Benefits of the event extend far into the community and the economy. Rogers notes that craft beer week was instrumental in bringing breweries from elsewhere in the state into Madison. He also feels that it jump-started the influx of tap houses in the Madison area.
“Craft beer week gets people to places they may not have been before, trying new beers and restaurants,” says Rogers. “When [I] see so many bars, restaurants and other places getting on board, it’s rewarding.”
And, “It’s a great way to start coming out of the shell of winter,” says Jeff Glazer.

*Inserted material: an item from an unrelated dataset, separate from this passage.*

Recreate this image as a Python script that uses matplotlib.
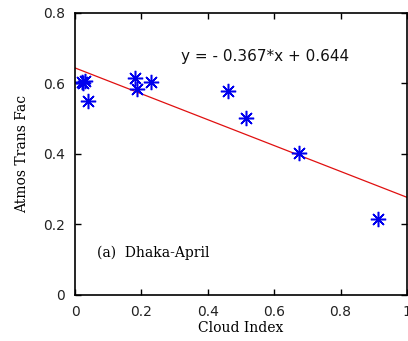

A number of cities throughout the country hold craft beer weeks. Madison and Milwaukee were the first cities to organize beer weeks in Wisconsin. In the early stages Madison organizers followed many of the ideas they learned from similar efforts in cities like Philadelphia and San Francisco and American Craft Beer Week.
One aspect that has worked well for Madison is the independent nature of craft beer week. In some cities, a single industry entity like a beer distributorship or a single brewery runs the event. This can make it challenging to gain buy-in from the overall beer industry in that community.
Over the years, the number and type of events in the Madison week have grown. “Venues do a great job of engaging with the breweries and holding events that are creative mash-ups of the brewery and the venue,” says Glazer.
Brewer appearances are often part of beer release parties. In 2015, Wisconsin Brewing Company’s Kirby Nelson showed up at Tex Tubb’s Taco Palace for the release party of his “Weizenbock to the Future,” driving a DeLorean and wearing a white lab coat like Doc from the movie Back to the Future.
Special-release beers, tap take-overs, beer pairing dinners and educational programs make up the bulk of the events. In 2012 the Cask Beer Fest was added.
Getting local homebrewer participation in creating beers is another growing aspect of craft beer week. In 2014 and again this year, teams of students in UW-Madison food science and fermentation programs have competed for the chance get their beer recipes produced by Wisconsin Brewing. The winning beer is released in time for craft beer week. Several other local brewers also hold homebrew competitions, where the winner’s beer becomes part of special release parties.
However, no beer takes the spotlight like Common Thread. Each year over a dozen brewers from throughout Wisconsin come together, select a style of beer to make, and brew it collaboratively. In 2012, its debut year, it was a California Common, in 2013 a bier de garde, in 2014 a Bohemian pilsner, and last year a Belgian tripel. This year, a Gose will be the featured beer style.
Success eventually led to a need for more support than Rogers, Klinge or Glazer could offer. All three have full-time jobs. That’s when last fall Isthmus stepped in to provide the overall coordination of Madison Craft Beer Week. Which brings us to the present day.
Madison Craft Beer Week will be held April 29-May 8 this year, and it is expected to draw the largest number of participating venues since it began in 2011.